Die Transporte nach Ahaus gingen weiter bis der Westfälische Anzeiger am 24. Juni 1995 melden konnte, daß die Entladung des Reaktorkerns offiziell abgeschlossen wäre, aber rund 50 Kugeln im Innern des THTR Hamm verbleiben müssen.
Im August 1995 wurden die Riesenschalldämpfer des Reaktors durch einen 800-Tonnen- Kran abgebaut. Die hierbei anfallenden 150 Tonnen Stahlschrott wurden eingeschmolzen. Die Kosten hierfür bezifferte man mit 300.000 DM (Westfälischer Anzeiger vom 5. 8. 1995). Als letztes sichtbares Zeichen baute im Februar 1996 ein großer Kran den 150 Meter hohen Abluftkamin ab.
Ahaus ist keineswegs der einzige Verbringungsort von Atommüll aus dem THTR. Schwachradioaktiver Müll wurde von Hamm auch nach Studsvik (Schweden), Gorleben und Morsleben gebracht bis 1997 der sogenannte "sichere Einschluß" des Reaktors erfolgte. Die nächsten 30 Jahre findet nun der "Erhaltungsbetrieb" statt, wofür das Land NRW die Genehmigung erteilt hat.

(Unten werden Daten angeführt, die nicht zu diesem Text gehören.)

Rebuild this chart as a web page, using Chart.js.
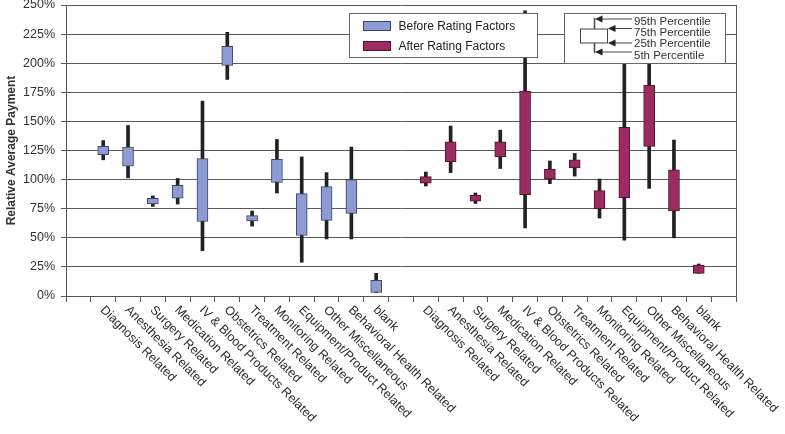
<!DOCTYPE html>
<html>
<head>
<meta charset="utf-8">
<script src="https://cdn.jsdelivr.net/npm/chart.js@4"></script>
<style>
  html, body { margin: 0; padding: 0; background: #fff; }
  #wrap { width: 785px; height: 434px; }
</style>
</head>
<body>
<div id="wrap"><canvas id="myChart"></canvas></div>
<script>
const categories = ['Diagnosis Related', 'Anesthesia Related', 'Surgery Related', 'Medication Related',
  'IV & Blood Products Related', 'Obstetrics Related', 'Treatment Related', 'Monitoring Related',
  'Equipment/Product Related', 'Other Miscellaneous', 'Behavioral Health Related', 'blank'];

// percentiles, in % of average payment
const before_p5  = [117, 101.5, 77, 79, 39, 186, 60, 88.5, 29, 49, 49, 3];
const before_p25 = [121.5, 111.5, 79, 84, 64, 198, 64.5, 97.5, 52, 65, 71, 3];
const before_p75 = [128.5, 128, 84, 95, 118, 214.5, 69, 117.5, 88, 94, 100, 13.5];
const before_p95 = [133.5, 146.5, 86, 101, 167.5, 226.5, 73, 134.5, 119.5, 106, 128, 19.5];

const after_p5  = [94.5, 106, 79.5, 109.5, 58.5, 96.5, 103, 67, 48, 92.5, 50, 19.5];
const after_p25 = [97, 115.5, 81.5, 119.5, 87, 100.5, 110, 75, 84.5, 128.5, 73, 19.5];
const after_p75 = [102.5, 132.5, 86.5, 132.5, 176, 109, 117, 90.5, 145, 181, 108.5, 26.5];
const after_p95 = [106.5, 146, 88.5, 142.5, 245, 116, 122.5, 100.5, 215, 225, 134, 27.5];

const percentileLabels = ['95th Percentile', '75th Percentile', '25th Percentile', '5th Percentile'];

// 27 slots: empty, 12 before, empty, 12 after, empty
const slots = [''].concat(categories, [''], categories, ['']);
const pad = (arr) => [null].concat(arr, [null], arr.map(() => null), [null]);
const padAfter = (arr) => [null].concat(arr.map(() => null), [null], arr, [null]);

const beforeBoxes = pad(before_p25.map((v, i) => [v, before_p75[i]]));
const afterBoxes = padAfter(after_p25.map((v, i) => [v, after_p75[i]]));
const whiskers = [null].concat(
  before_p5.map((v, i) => [v, before_p95[i]]), [null],
  after_p5.map((v, i) => [v, after_p95[i]]), [null]);

const FONT = '"Liberation Sans", Arial, sans-serif';

const extras = {
  id: 'extras',
  afterDraw(chart) {
    const ctx = chart.ctx;
    const area = chart.chartArea;
    const xs = chart.scales.x;
    ctx.save();

    // right frame line
    ctx.strokeStyle = '#555';
    ctx.lineWidth = 1;
    ctx.beginPath();
    ctx.moveTo(Math.round(area.right) + 0.5, area.top);
    ctx.lineTo(Math.round(area.right) + 0.5, area.bottom);
    ctx.stroke();

    // slanted category labels
    ctx.fillStyle = '#2a2a2a';
    ctx.font = '12.5px ' + FONT;
    ctx.textAlign = 'left';
    ctx.textBaseline = 'middle';
    slots.forEach((lab, i) => {
      if (!lab) return;
      const x = xs.getPixelForValue(i);
      ctx.save();
      ctx.translate(x - 1, xs.top + 12);
      ctx.rotate(Math.PI / 4);
      ctx.fillText(lab, 0, 0);
      ctx.restore();
    });

    // legend for the two series
    const ds = chart.data.datasets;
    const lx = 349.5, ly = 13.5;
    ctx.fillStyle = '#fff';
    ctx.fillRect(lx, ly, 188, 44);
    ctx.strokeStyle = '#666';
    ctx.strokeRect(lx, ly, 188, 44);
    ctx.font = '12px ' + FONT;
    [0, 1].forEach(k => {
      const y = ly + 8 + k * 20;
      ctx.fillStyle = ds[k].backgroundColor;
      ctx.fillRect(lx + 14, y, 27, 9);
      ctx.strokeStyle = ds[k].borderColor;
      ctx.strokeRect(lx + 14, y, 27, 9);
      ctx.fillStyle = '#222';
      ctx.fillText(ds[k].label, lx + 49, y + 5);
    });

    // percentile key
    const bx = 564.5, by = 13.5;
    ctx.fillStyle = '#fff';
    ctx.fillRect(bx, by, 161, 50);
    ctx.strokeStyle = '#666';
    ctx.strokeRect(bx, by, 161, 50);
    ctx.strokeStyle = '#444';
    ctx.lineWidth = 1.5;
    const vx = 594.5;
    ctx.beginPath();
    ctx.moveTo(vx, 18); ctx.lineTo(vx, 29);
    ctx.moveTo(vx, 43); ctx.lineTo(vx, 53);
    ctx.stroke();
    ctx.lineWidth = 1;
    ctx.strokeRect(580.5, 29, 27, 14);
    const arrows = [[19, vx], [28.5, 607.5], [43, 607.5], [52, vx]];
    arrows.forEach(([y, tx]) => {
      ctx.strokeStyle = '#444';
      ctx.beginPath();
      ctx.moveTo(632, y); ctx.lineTo(tx + 4, y);
      ctx.stroke();
      ctx.fillStyle = '#222';
      ctx.beginPath();
      ctx.moveTo(tx + 0.5, y);
      ctx.lineTo(tx + 8, y - 3.5);
      ctx.lineTo(tx + 8, y + 3.5);
      ctx.closePath();
      ctx.fill();
    });
    ctx.fillStyle = '#333';
    ctx.font = '11.5px ' + FONT;
    const ty = [21.5, 32.5, 44, 56];
    percentileLabels.forEach((t, i) => ctx.fillText(t, 634, ty[i]));

    ctx.restore();
  }
};

const ctx = document.getElementById('myChart');

new Chart(ctx, {
  type: 'bar',
  data: {
    labels: slots,
    datasets: [{
      label: 'Before Rating Factors',
      data: beforeBoxes,
      backgroundColor: '#8d9bd5',
      borderColor: '#3f4466',
      borderWidth: 1,
      borderSkipped: false,
      barThickness: 11,
      grouped: false
    }, {
      label: 'After Rating Factors',
      data: afterBoxes,
      backgroundColor: '#9b2c5f',
      borderColor: '#4d1330',
      borderWidth: 1,
      borderSkipped: false,
      barThickness: 11,
      grouped: false
    }, {
      label: 'range',
      data: whiskers,
      backgroundColor: '#222',
      borderWidth: 0,
      barThickness: 3,
      grouped: false
    }]
  },
  options: {
    responsive: true,
    maintainAspectRatio: false,
    animation: false,
    layout: { padding: { top: 5, right: 49, left: 0, bottom: 0 } },
    plugins: {
      legend: { display: false },
      tooltip: { enabled: false }
    },
    scales: {
      x: {
        ticks: { display: false },
        grid: { display: true, drawOnChartArea: false, drawTicks: true, tickLength: 6, color: '#555' },
        border: { display: true, color: '#555' },
        afterFit(scale) { scale.height = 138; }
      },
      y: {
        min: 0,
        max: 250,
        ticks: {
          stepSize: 25,
          callback: v => v + '%',
          color: '#333',
          padding: 6,
          font: { family: FONT, size: 12.5 }
        },
        grid: { color: '#5a5a5a', tickLength: 5 },
        border: { display: true, color: '#555' },
        title: {
          display: true,
          text: 'Relative Average Payment',
          color: '#333',
          font: { family: FONT, size: 12, weight: 'bold' }
        },
        afterFit(scale) {
          scale.width = 66;
          scale.paddingTop = 0;
          scale.paddingBottom = 0;
        }
      }
    }
  },
  plugins: [extras]
});
</script>
</body>
</html>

In dieser Zeit wird der THTR an Werktagen von einem schaltberechtigten Elektriker und einem Schlosser aus dem benachbarten VEW-Kohlekraftwerk "betreut", und von der Bürgerinitiative Hamm, einem halben Dutzend immer noch aktiver Mitglieder, die immer mal wieder kritische Fragen stellen und kleinere Veranstaltungen organisieren.
Die kleine Hammer Bürgerinitiative besteht weiter und begleitet kritisch den Stillegungsprozeß des THTR Hamm auch in den nächsten Jahrzehnten. Und sie wird dafür sorgen, daß nicht in Vergessenheit gerät, daß die andere Hälfte des radioaktiven Inventars dieses Reaktors derzeit in Ahaus lagert.